Der Alarm kommt für Alexander Fendt aus Mühldorf am Inn am Mittwoch gegen 15 Uhr. Der 23-Jährige und seine Kollegen von der Strömungsrettungsgruppe des DLRG-Kreisverbands Mühldorf werden zur Flutkatastrophe nach Simbach gerufen. Schon bei der Ankunft der erste Schreckmoment. Fendt: „Als wir die überspülten Siedlungen und die teilweise weggespülte Bundesstraße gesehen haben, war das erst einmal ein Schock."
Die Einsatzleitung schickt ihn und drei seiner Kollegen mit einem Schlauchboot in den westlichen Teil von Simbach. Zahlreiche Menschen stecken dort in umspülten Häusern fest.
Der erste Einsatz der Spezialkräfte: die Rettung einer fünfköpfigen Familie, inklusive zweier Säuglinge. Die Strömungsretter kämpfen sich mit ihrem Boot teilweise nur zentimeterweise gegen die Fluten zu dem Haus vor. Den Motor können sie hier gar nicht benutzen - zu gefährlich bei dem unsicheren überfluteten Untergrund voller Schlamm und Schutt.
Überall auf dem Weg begegnen sie Menschen an Fenstern und auf Balkonen, die auf Rettung warten. „Wir mussten erst einmal an vielen vorbeifahren und ihnen versprechen, wiederzukommen", sagt Fendt. „Da muss man versuchen, dass einen das nicht zu sehr belastet."
In zwei Fahrten holen er und seine Kollegen zunächst die Familie aus dem Haus. Die Babys werden in Babyschalen in die Boote gesetzt, die Erwachsenen müssen in dem komplett verschlammten Erdgeschoss über ihr völlig zerstörtes Hab und Gut steigen. „Das nimmt einen schon mit, wenn man sieht, was die Menschen in ihrem vermeintlich geschützten Bereich alles verloren haben."
Doch für Mitgefühl bleibt in dem Riesen-Chaos der ersten Stunden kaum Platz und Zeit. Ein Rentner gilt als vermisst, nachdem er versucht hat, zu seinem vierjährigen Enkel zu schwimmen. Fendt findet ihn ein paar Querstraßen weiter im Wasser, der Enkel wird ebenfalls gerettet. Im Haus einer älteren Frau müssen die Helfer eine Trage als Rammbock benutzen, um eine blockierte Tür aufzubrechen.

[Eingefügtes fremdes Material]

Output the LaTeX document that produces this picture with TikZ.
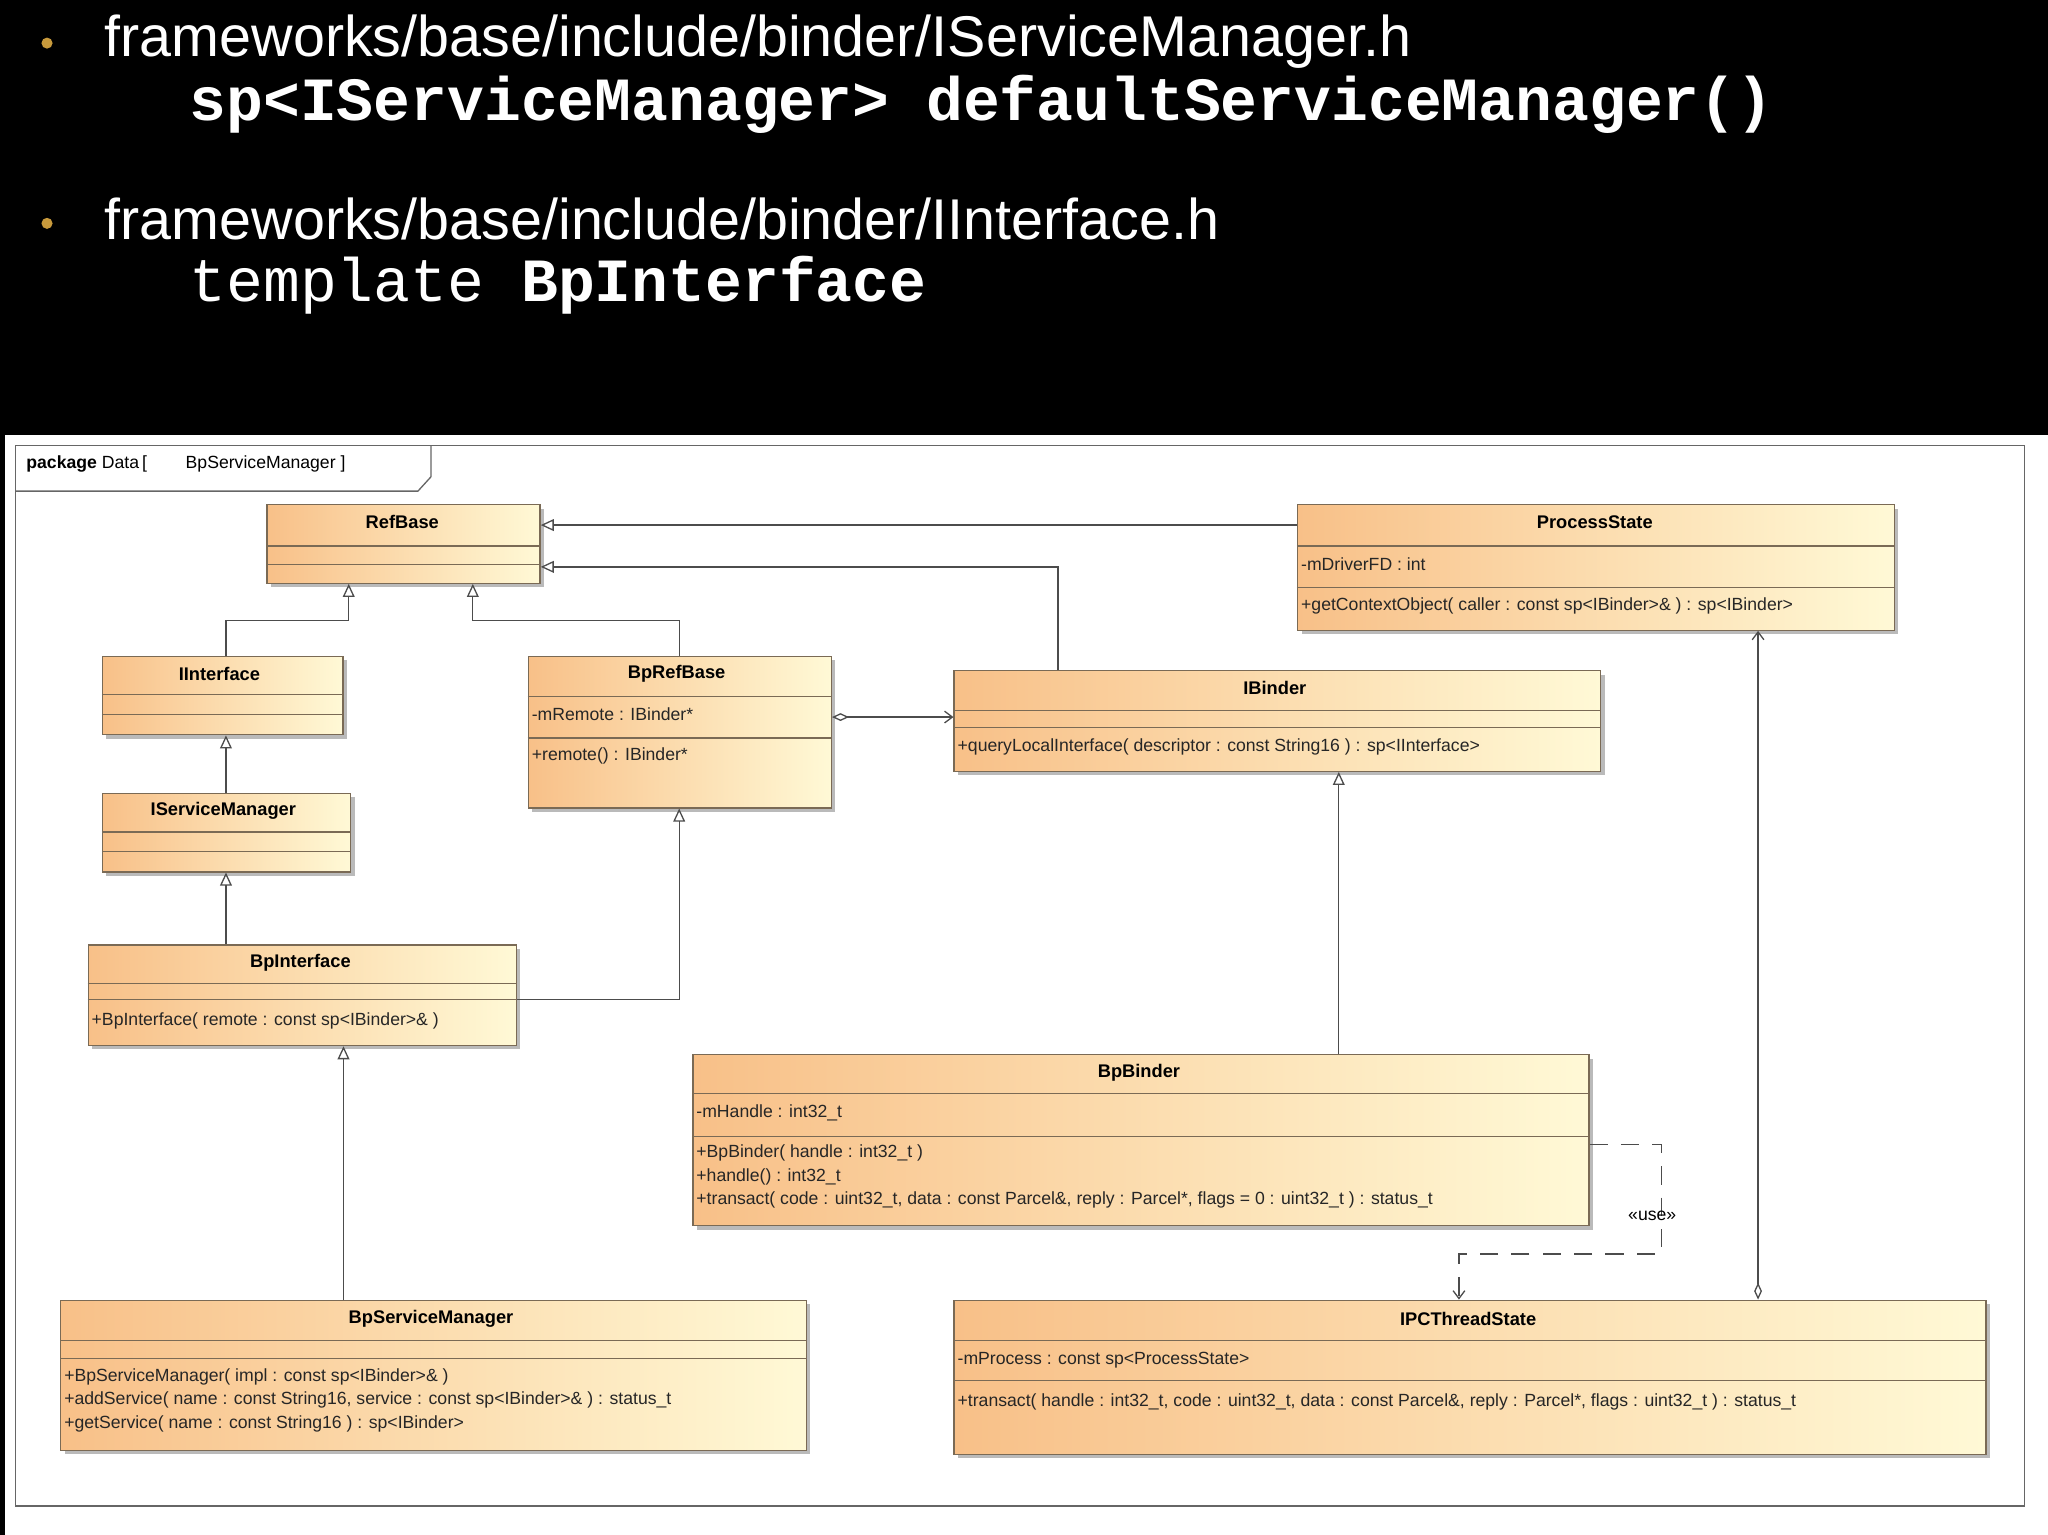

Das Schwierige: Bloß nicht die Konzentration verlieren. Ständig müsse man die Umgebung scannen, sagt Fendt: Wo könnte ein Gegenstand angeschossen kommen, der dem Schlauchboot und seinen Insassen gefährlich werden könnte? Wo könnte ein Helfer gegen einen Zaun gedrückt werden, wo lauern Gefahren wie ein offener Gullydeckel, in den er eingesogen werden könnte?
Es sind Helfer wie Fendt, von denen Bayerns Innenminister Joachim Herrmann (CSU) voller Hochachtung spricht. „Es ist immens, was unsere Einsatzkräfte hier geleistet haben. Ich bin stolz darauf, dass unser Hilfeleistungssystem in Notsituationen so gut funktioniert."
Als es am Mittwoch, der in Simbach am Inn alles veränderte, Nacht wird, machen die Eingeschlossenen mit Taschenlampen auf sich aufmerksam. Die Stimmung ist gespenstisch. Die meisten Menschen steigen lediglich mit dem, was sie am Leib haben, in die Boote, sagt Fendt. Eine ältere Frau nimmt eine Kerze, auf der die Jungfrau Maria abgebildet ist, mit ins Boot. Geweint habe fast niemand.
Gegen Mitternacht, nachdem sie sicher sind, dass in ihrem Abschnitt alle Betroffenen in Sicherheit sind, beenden Fendt und seine Kollegen ihren Einsatz. Sie waschen sich Heizöl, Chemikalien, Fäkalien und Müll von der Ausrüstung und treten den Heimweg an. Die Bilanz der Strömungsretter: Insgesamt 80 Menschen haben sie mit ihrem Einsatz ins Trockene gebracht.